1. Put things in context. When things start to get out of hand and your stress starts to head for the stratosphere, put the breaks on runaway stress by identifying what control you do have, and what is beyond your control. Then put your energy into taking action on those things that you can affect, and use coping measures to deal with those that are beyond your control.

 

2. Put in things in perspective. Remember four very important words when things start to seem overwhelming -‘ this too shall pass’. Some days I find it really helpful to remind myself that each day is only 24 hours long, and then it’s over. Then I tell myself that I can handle the next twenty four hours. And I do.

 

3. Find the trigger. If you find people are starting to get ‘under your skin’ or your temper is rising, look for the unspoken belief or strongly held desire behind your reaction. Research by Dr. Steven Reiss identified16 basic desires that people hold to varying degrees, resulting in a unique “desire profile” for each person which motivates their actions and defines their personality. Strongly held desires can result in unspoken expectations which, when not met, result in stress and strife. Are you putting undo stress on yourself because people aren’t meeting your expectations which they, and even you, may be unaware of?
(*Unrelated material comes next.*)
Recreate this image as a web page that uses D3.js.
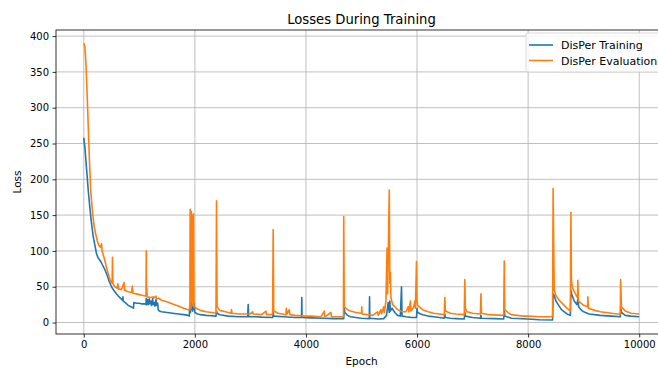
<!DOCTYPE html>
<html>
<head>
<meta charset="utf-8">
<script src="https://cdn.jsdelivr.net/npm/d3@7"></script>
<style>
  body { margin: 0; background: #fff; }
  text { font-family: "DejaVu Sans", sans-serif; }
</style>
</head>
<body>
<div id="chart"></div>
<script>
// Losses During Training - two loss curves over epochs

const seriesNames = ["DisPer Training", "DisPer Evaluation"];
const seriesColors = ["#1f77b4", "#ff7f0e"];
const xTicks = [0, 2000, 4000, 6000, 8000, 10000];
const yTicks = [0, 50, 100, 150, 200, 250, 300, 350, 400];

// [epoch, loss]
const trainLoss = [
  [0,258],[20,245],[50,215],[80,185],[110,160],[140,138],[170,120],[200,108],[230,96],[260,90],
  [300,86],[340,80],[380,74],[420,66],[460,57],[500,50],[540,45],[580,41],[620,37],[660,34],
  [700,31],[705,36],[710,30],[760,27],[800,24],[850,22],[880,21],[895,20],[900,28],[950,27],
  [1000,27],[1050,26],[1100,26],[1120,25],[1125,34],[1130,25],[1150,32],[1160,25],[1180,33],[1190,26],
  [1210,30],[1220,24],[1240,33],[1250,25],[1270,28],[1280,23],[1300,32],[1310,24],[1330,27],[1340,18],
  [1360,16],[1400,15],[1500,14],[1600,13],[1700,12],[1800,11],[1880,10],[1900,9],[1910,26],[1920,14],
  [1940,28],[1960,16],[1990,26],[2000,14],[2050,12],[2100,11],[2200,10],[2300,9.5],[2380,9],[2390,16],
  [2400,13],[2450,11],[2600,9],[2800,8],[2950,8],[2960,25],[2970,8],[3100,8],[3200,7.5],[3400,7],
  [3410,14],[3420,9],[3600,8],[3800,7],[3920,7],[3925,35],[3930,7],[4100,6.5],[4300,6],[4500,5.5],
  [4680,5.5],[4690,20],[4700,14],[4750,10],[4800,8],[4900,7],[5000,6],[5140,5.5],[5145,36],[5150,6],
  [5300,5],[5400,5.5],[5450,10],[5480,28],[5500,14],[5510,30],[5520,16],[5550,20],[5600,14],[5650,10],
  [5700,9],[5720,50],[5730,9],[5800,8],[5900,7],[5990,7],[6000,20],[6010,14],[6100,11],[6200,9],
  [6300,8],[6400,7],[6490,6],[6500,12],[6510,7],[6600,6],[6700,5.5],[6850,5],[6860,15],[6870,9],
  [7000,7],[7140,6],[7150,10],[7160,6],[7400,5.5],[7560,5],[7570,20],[7580,9],[7700,6],[8000,5],
  [8200,4],[8440,3.5],[8450,40],[8470,38],[8500,30],[8550,24],[8600,18],[8700,12],[8760,10],[8770,45],
  [8790,38],[8830,30],[8880,25],[8900,35],[8910,22],[8950,18],[9000,15],[9100,12],[9300,10],[9500,9],
  [9660,8],[9665,22],[9680,14],[9750,10],[9850,9],[9999,8]
];

const evalLoss = [
  [0,390],[20,385],[40,360],[60,320],[80,275],[100,230],[125,185],[150,160],[180,138],[210,125],
  [240,115],[270,108],[300,105],[320,110],[330,100],[360,92],[400,80],[440,68],[480,58],[510,55],
  [517,91],[525,54],[560,50],[600,48],[615,54],[625,47],[680,46],[725,56],[735,45],[800,43],
  [860,42],[875,51],[885,41],[950,40],[1000,39],[1050,38],[1100,37],[1120,37],[1125,100],[1130,37],
  [1135,48],[1140,36],[1200,35],[1250,36],[1260,34],[1300,37],[1310,33],[1350,34],[1400,31],[1500,29],
  [1600,26],[1700,23],[1800,20],[1880,18],[1910,18],[1915,158],[1925,150],[1930,20],[1935,155],[1945,30],
  [1955,150],[1965,25],[1975,152],[1985,22],[2000,21],[2050,19],[2100,17],[2200,15],[2300,14],[2380,13],
  [2390,170],[2400,22],[2450,17],[2550,15],[2650,13],[2660,18],[2670,13],[2800,12],[3000,12],[3040,15],
  [3050,12],[3200,11],[3280,16],[3290,11],[3400,11],[3410,130],[3420,16],[3500,13],[3640,11],[3645,20],
  [3660,12],[3700,18],[3710,11],[3800,10],[4000,9],[4100,9],[4270,8],[4330,16],[4340,8],[4450,14],
  [4460,8],[4600,8],[4675,8],[4680,148],[4690,22],[4750,18],[4800,16],[4900,14],[5000,13],[5005,22],
  [5010,12],[5100,11],[5200,10],[5290,15],[5300,10],[5350,18],[5360,12],[5400,22],[5410,14],[5440,30],
  [5460,104],[5470,40],[5500,185],[5510,55],[5520,70],[5530,35],[5560,25],[5600,22],[5650,18],[5700,16],
  [5750,15],[5800,15],[5840,22],[5850,15],[5880,30],[5890,16],[5940,22],[5960,30],[5970,20],[5990,85],
  [6000,30],[6010,24],[6100,18],[6200,15],[6300,13],[6400,12],[6490,11],[6500,35],[6510,16],[6600,13],
  [6700,12],[6850,11],[6860,60],[6870,20],[6900,15],[7000,13],[7140,12],[7150,40],[7160,13],[7300,11],
  [7560,10],[7570,86],[7580,18],[7650,13],[7700,11],[7800,10],[7900,9],[8000,9],[8200,8],[8440,8],
  [8450,187],[8460,110],[8470,45],[8500,38],[8550,32],[8600,28],[8650,24],[8700,20],[8760,16],[8770,154],
  [8780,58],[8800,48],[8850,40],[8890,35],[8895,59],[8905,30],[8950,27],[9000,24],[9070,22],[9075,36],
  [9085,20],[9200,17],[9300,15],[9400,14],[9500,13],[9600,12],[9660,12],[9665,60],[9680,22],[9750,16],
  [9850,13],[9999,12]
];

const svgWidth = 658;
const svgHeight = 368;

// axes box (right edge runs past the picture, like the reference)
const margin = { top: 30, right: -9, bottom: 34, left: 56 };
const width = svgWidth - margin.left - margin.right;
const height = svgHeight - margin.top - margin.bottom;

const svg = d3.select("#chart")
  .append("svg")
  .attr("width", svgWidth)
  .attr("height", svgHeight);

const chartGroup = svg.append("g")
  .attr("transform", `translate(${margin.left}, ${margin.top})`);

const xScale = d3.scaleLinear().domain([-500, 10500]).range([0, width]);
const yScale = d3.scaleLinear().domain([-16, 408.5]).range([height, 0]);

// grid
chartGroup.append("g")
  .selectAll("line")
  .data(xTicks)
  .join("line")
  .attr("x1", d => xScale(d)).attr("x2", d => xScale(d))
  .attr("y1", 0).attr("y2", height)
  .attr("stroke", "#b0b0b0").attr("stroke-width", 0.8);

chartGroup.append("g")
  .selectAll("line")
  .data(yTicks)
  .join("line")
  .attr("x1", 0).attr("x2", width)
  .attr("y1", d => yScale(d)).attr("y2", d => yScale(d))
  .attr("stroke", "#b0b0b0").attr("stroke-width", 0.8);

// clip for lines
svg.append("defs").append("clipPath").attr("id", "clip")
  .append("rect").attr("width", width).attr("height", height);

const line = d3.line()
  .x(d => xScale(d[0]))
  .y(d => yScale(d[1]));

const plotGroup = chartGroup.append("g").attr("clip-path", "url(#clip)");
[trainLoss, evalLoss].forEach((data, i) => {
  plotGroup.append("path")
    .datum(data)
    .attr("fill", "none")
    .attr("stroke", seriesColors[i])
    .attr("stroke-width", 1.6)
    .attr("stroke-linejoin", "round")
    .attr("d", line);
});

// axes
const bottomAxis = d3.axisBottom(xScale).tickValues(xTicks).tickSize(3.5).tickPadding(3.5).tickFormat(d3.format("d"));
const leftAxis = d3.axisLeft(yScale).tickValues(yTicks).tickSize(3.5).tickPadding(3.5);

const xAxis = chartGroup.append("g")
  .attr("transform", `translate(0, ${height})`)
  .call(bottomAxis);
const yAxis = chartGroup.append("g").call(leftAxis);

[xAxis, yAxis].forEach(ax => {
  ax.select(".domain").remove();
  ax.selectAll(".tick line").attr("stroke", "#000").attr("stroke-width", 0.8);
  ax.selectAll("text").attr("font-size", 10).attr("fill", "#000")
    .attr("font-family", "DejaVu Sans, sans-serif");
});

// frame
chartGroup.append("rect")
  .attr("width", width).attr("height", height)
  .attr("fill", "none").attr("stroke", "#000").attr("stroke-width", 0.8);

// labels
svg.append("text")
  .attr("x", margin.left + width / 2)
  .attr("y", 24)
  .attr("text-anchor", "middle")
  .attr("font-size", 13.2)
  .text("Losses During Training");

svg.append("text")
  .attr("x", margin.left + width / 2)
  .attr("y", 365)
  .attr("text-anchor", "middle")
  .attr("font-size", 10.5)
  .text("Epoch");

svg.append("text")
  .attr("transform", `translate(21, ${margin.top + height / 2}) rotate(-90)`)
  .attr("text-anchor", "middle")
  .attr("font-size", 10.5)
  .text("Loss");

// legend
const legend = svg.append("g").attr("transform", "translate(526, 33)");
legend.append("rect")
  .attr("width", 134).attr("height", 39).attr("rx", 2)
  .attr("fill", "#fff").attr("fill-opacity", 0.8)
  .attr("stroke", "#d0d0d0").attr("stroke-width", 0.8);

seriesNames.forEach((name, i) => {
  const y = 12 + i * 15.5;
  legend.append("line")
    .attr("x1", 3).attr("x2", 27)
    .attr("y1", y).attr("y2", y)
    .attr("stroke", seriesColors[i]).attr("stroke-width", 1.6);
  legend.append("text")
    .attr("x", 35).attr("y", y + 4)
    .attr("font-size", 11)
    .text(name);
});
</script>
</body>
</html>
Examine your assumptions and beliefs about the ‘way things are supposed to be’, then re-evaluate the situation in light of these new perspectives.

 

4. Choose your battles wisely. Too often we get caught up in the details and treat everything as a ‘do or die’ situation, increasing our stress levels significantly. Step back and assess the significance of what’s going on. At the end of the day, is it really all that important? Is there another way to handle the situation – do you need to handle it at all? Conserve your energy for what’s really important, which also means that you have to be clear on what’s really important – to you.

 

5. Create boundaries. Too often we add to our stress because we can’t say no, then we feel resentful. Before saying yes to a new activity, tell people that you will check your schedule. Then take time to evaluate how much time you have for yourself versus how much you have allocated to doing things for others. If you find you’re short-changing yourself, say “no, thank-you, I’ll have to pass on that for now.” And remember, you don’t need an excuse to say ‘No’.

 

6. Eliminate energy drains. Identify activities or circumstances that drag you down or leave you feeling tired and depleted. Eliminate those that you can, and find ways to cope with those that you can’t remove entirely, such as paying the bills!

 

7. Add ‘joy breaks’ to your day. Make a list of activities that you find fun and energizing. Try to identify activities that take varying amounts of time (e.g. 2-5 min., 5-30 min., 30 min – ½ day, ½ day or more). Some activities, like reading a good book, can fit under several time slots. Keep the list handy, so when you need a pick-me-up, you’ll have a menu of ideas to choose from.

 

8. Take a ‘mini-vacation’. Often when under stress it would do us a world of good to get away for a vacation, however we’ve conditioned ourselves to see vacations as extended periods away from work. Create your own ‘mini-vacation’ in your home or office by keeping pictures of a favourite spot, or dream vacation site, or mementoes of a favourite trip, then when you feel the need for a break, take these treasures out and picture yourself ‘on-vacation’. Five minutes of relaxed mental vacation time can lift your spirits and reduce your stress level substantially.

 

9. Add humour to your day. Begin a humour file with funny cartoons, pictures and short stories. When you need a lift, pull out a good joke and have a laugh – it’s good for you. For the more ambitious, start a collection of funny movies and/or audio clips. Then after a stress filled week at the office or home, take time to unwind and watch/listen to one of your favourites.

 

10. Connect with nature. Gardening is one of the most popular hobbies in North America and research has shown that it relaxes people. There’s something very elemental and soothing about working with plants and soil. Often people will find that getting back to nature will help them re-charge and feel more relaxed and grounded.

 

11. Get physical. Once again research has shown that exercise helps the body deal with stress. You don’t need to join a gym either or take up an extreme sport. Go for a brisk walk in the park – it’ll clear your head and help you work out your frustrations. It will also help you re-connect with nature.

 

12. Create a “Wow – I did that!” file. Make a list of your accomplishments, skills, awards, unique talents – all of them (yes, even that certificate from Grade Two for completing the fitness run!). Too often we dwell on what we did wrong, or our weaknesses, and completely over-look or negate our strengths and talents. Actively gather a record of all the great things you’ve done, then when you’re feeling under the gun and stressed out, pull the file out to remind yourself of how accomplished you are, and look to see how you might use these strengths to help you cope with what ever is creating the stress in your life.

 

13. Finally – practice ‘Extreme Self-Care’. Learn to relax and take time for yourself. Eat properly and drink adequate amounts of water daily. Be sure to get the amount of sleep that’s right for you. And an occasional pampering would do you a world of good. Spend some time at a spa, go on a weekend retreat or have a massage. You deserve it!